全国神社祭祀祭礼総合調査 神社本庁 平成7年




郷社大市神社

祭神 大市比売命 罔象女神 祖母嶽明神 創建年代詳ならず、口碑によれば、当社は元石田川辺松樹の下に在り、故に川松明神と云ふ、按ずるに該所に鎮座ある所以のものは、此地を距る一里除乾の方に大市村あり、其河岸に延喜式内大市神社と云ふあり、徒古洪水の砌右社流失して石田川岸の古松に掛る、里人引上げ之を鎮祭して川松社と號し、神威赫々たるを以て石田村の産土神と崇敬す、然るに其後度々水害あるに由り、何時の頃か現今の社地に遷座す、当時社前は未だ人家なくして唯道路のみなり、依って此所を宮の前と云ひ、且神名を川松明神と唱へて大市神社と称せざるは、全く本社號を辮知せざる故なりと、然るに延喜の式制阿濃郡十座の一に列せる大市神社は、神名帳考証に「大市神社、或云在明法寺村、津西行程二里」と見え、神社覈録には、「大市は於保伊知と訓べし、祭神神大市比売、妙法寺村に在す」とあり、三重縣神名帳には、大市神者、大山祇神之女也」とあるのみなれども。

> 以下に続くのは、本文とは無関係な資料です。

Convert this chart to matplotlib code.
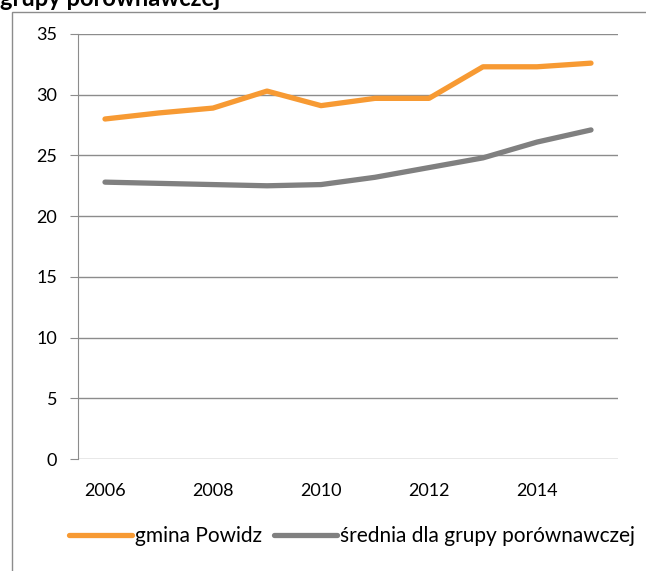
import matplotlib.pyplot as plt
from matplotlib.patches import Rectangle

years = [2006, 2007, 2008, 2009, 2010, 2011, 2012, 2013, 2014, 2015]
powidz = [28.0, 28.5, 28.9, 30.3, 29.1, 29.7, 29.7, 32.3, 32.3, 32.6]
srednia = [22.8, 22.7, 22.6, 22.5, 22.6, 23.2, 24.0, 24.8, 26.1, 27.1]
xticks = [2006, 2008, 2010, 2012, 2014]

plt.rcParams['font.family'] = ['Lato', 'DejaVu Sans']

fig = plt.figure(figsize=(6.46, 5.71), dpi=100)
ax = fig.add_axes([78/646, 1 - 459/571, 540/646, 425/571])

ax.plot(years, powidz, color='#F79A33', lw=3.8, solid_capstyle='round', solid_joinstyle='round', label='gmina Powidz')
ax.plot(years, srednia, color='#808080', lw=3.8, solid_capstyle='round', solid_joinstyle='round', label='średnia dla grupy porównawczej')

ax.set_xlim(2005.5, 2015.5)
ax.set_ylim(0, 35)
ax.set_yticks(range(0, 36, 5))
ax.set_xticks(xticks)
ax.yaxis.grid(True, color='#8c8c8c', lw=1)
ax.set_axisbelow(True)
for s in ['top', 'right', 'bottom']:
    ax.spines[s].set_visible(False)
ax.spines['left'].set_color('#8c8c8c')
ax.tick_params(axis='y', length=6, color='#8c8c8c', labelsize=13, pad=9)
ax.tick_params(axis='x', length=0, labelsize=13, pad=17)

fig.legend(loc='center', bbox_to_anchor=(0.545, 1 - 536/571), ncol=2, frameon=False,
           fontsize=15, handlelength=3.0, handletextpad=0.15, columnspacing=0.6)

# ramka wykresu
fig.patches.append(Rectangle((12/646, -0.05), 700/646, 1 - 12/571 + 0.05, transform=fig.transFigure,
                             fill=False, edgecolor='#8c8c8c', lw=1))
fig.text(0, 1 - 6/571, 'grupy porównawczej', fontsize=17, fontweight='bold', va='baseline')

fig.savefig('out.png', dpi=100)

神祇志料には「大市神社、今妙法寺村木羽佐間山にあり、蓋神大市比売命を祭る」と云ひ、尚附記して「村中に今猶大市耕地名あり、又大市山妙法寺あり、大市河あり、古へは本村を大市村と云ひしなりと云へり」とあり併し勢陽雑記に「今の妙法寺村の三町程東に、古大市村と云ふ小里あり、其処の川端に大市の社ありつると也、今は里もなく、其奮蹟に一木あるのみと云へり」とあるに関はらす、伊勢名勝志には、「大市神社は延喜式、安濃郡に見ゆ、今津市岩田町に在りて川松明神と曰ふ」と見え、大日本地名辞書によれば「岩田は即古の安濃津にて、泊舟は岩田江にかゝりしと思はる、大市と曰ふも此地貿易の所なりければならん、或は云大市神は村主村妙法寺にあり、又云、岩田川は片田村より発し、津城の西に至り、安濃川と水脈を通じ、仍東流して海に入る、長四里許、古は岩田江と呼び、津城の南を廻り、一面の沼澤なりしとそ、藤堂家築城以後地勢大に変じたり」、と云ひ、更に隆心法師の「あさぼらけいは田の松は霧こめておぼつかなしやあのの板橋」(夫木集)の歌を援き、安濃板橋は即岩田江の架梁なりしならん」と云へり、是に由りて見れば、当社は初めより現地に存せしものか、又川松明神と号せしは只里俗の便称なるか、尚能く考ふべし、明治15年5月1日郷社に列せらる、其後山中、佐伯、村社津興、同船住伊奈利及び無格社四、境内社四を本社に合祀す。
社殿は神殿、拝殿、手水屋、祭器庫、雑具庫等を具備し、境内坪数499坪(官有地第一種)を有す。